確かに親から五体満足でもらった体、メスを入れたりすることなく生涯を終えることが出来れば何より親孝行だろうな、と思う。だから、いまどき随分古いと言われようが、ピアスの穴さえも開けずに来た。が、ふと自分の体を見ればもう傷だらけである。
親元を離れる前につけた二つの傷のこと。
珍しく父方の祖父が泊りに来たのが嬉しくて、廊下を飛び跳ねて歩いていた時にバランスを崩してガラス戸に飛び込んだことがある。ちょうど雨戸が閉まっていたから、突っ込んだのは右腕だけで済んだ。大きな窓ガラスの破片が腕にざっくりと入り込み、5針の縫い傷だったが、今でも結構大きなケロイド状の傷が残っている。小さな破片が食い込んだ手首の傷は、血管をちょっとずれていたのが本当にラッキーだったようだ。私はその場で失神したらしいけれど、父におんぶされて救急病院に行って、太い注射を打たれたことはよく覚えている。小学校2年だった。その傷を見る度に母は「こんな傷をつけてしまった、おじいちゃんが来ていなければ・・・」と何度も涙ぐんで悔いたように繰り返していた。
もう一つは、赤ん坊の頃につけた右手の人差指の付け根にある三角の火傷の跡。これはアイロンに自分の顔が映ったのが面白くて手を伸ばした折り、その先っぽの△のとおりについたものだという。この時のことは私自身全く記憶にないが、これも母は自らの不注意と責めていた。
そんな母には乳がんの手術跡も、帝王切開の傷の上に重ねられた卵巣のう腫・子宮筋腫の手術跡も見せていない。
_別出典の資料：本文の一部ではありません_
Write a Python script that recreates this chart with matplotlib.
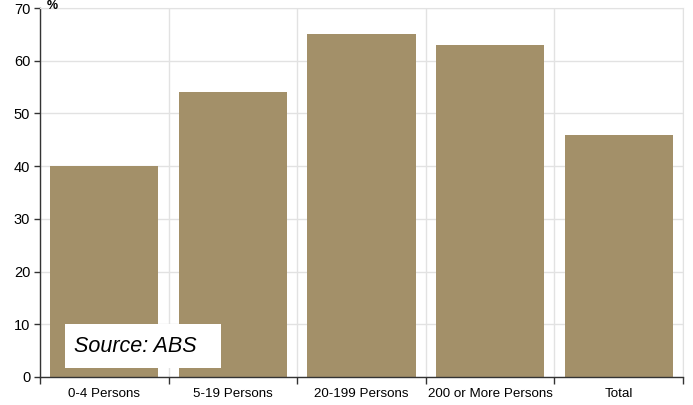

今は入院中の義母から「どんな傷なの?見せてごらんなさい。」と言われた時もどうしても見せられなかった。
それを思えば、高3の息子はこれまで実に無事に育ってくれていることよ、と胸をなでおろす。男子だけれど骨折した経験もなければ、縫い傷もない。よちよち歩きだった頃、頂いた木馬の角におでこを強打してつけた傷と、学童クラブの帰り道、上級生に足を引っ掛けられて転んだ拍子に鼻の頭をえぐった時の傷。この2つは残っているが、それ以外はどこも綺麗なものだ。
子どもの傷の痛みは親の心の痛み、親になって初めて気付くことは、少なくない。
翻ってアンジーのこと。
彼女がニューヨーク・タイムズに寄せた「私の医学的選択」という文章も読んだ。
彼女のお母様は10年もの乳がん闘病の末、6年前に56歳で亡くなっているという。自分はBRCA1の遺伝子を持ち、乳がん発症率87%、卵巣がん発症率50%だった、と。3カ月もの準備期間を経て、8時間もの手術に耐えて、健康な両側乳腺を予防全摘。女優さんだから再建することなくそのまま、というわけにいかなかったのだろう。同時にインプラントで再建されている。
自分だったらどうしただろう。まだがんは発症していないけれど、今後9割近くの割合で乳がん発症が約束されていることを知らされた時、果たしてどんな選択をするか。いずれ病になる日までは、体を傷つけないままでいて、甘んじてがんの発症を受け容れるのか、それともこうして予防的な切除措置を取るのか。
こうして両側全摘手術をしてもなお、彼女の発症確率は5%だという。20人に1人の割合だから16~17人に一人、という一般の女性と変わらないところまできたということか。
それでも、確率論など、我が身にすればゼロか100。受け止めて完全にコントロール出来るものなのか、本当に悩ましいことである。
今日は予報通り、午前中はいいお天気だったのに午後からは急速に曇って、夕立のような雷雨となった。行きは日傘、帰りは雨傘の一日だったが、3日ぶりにロキソニンを飲まずに済み、ほっとしている。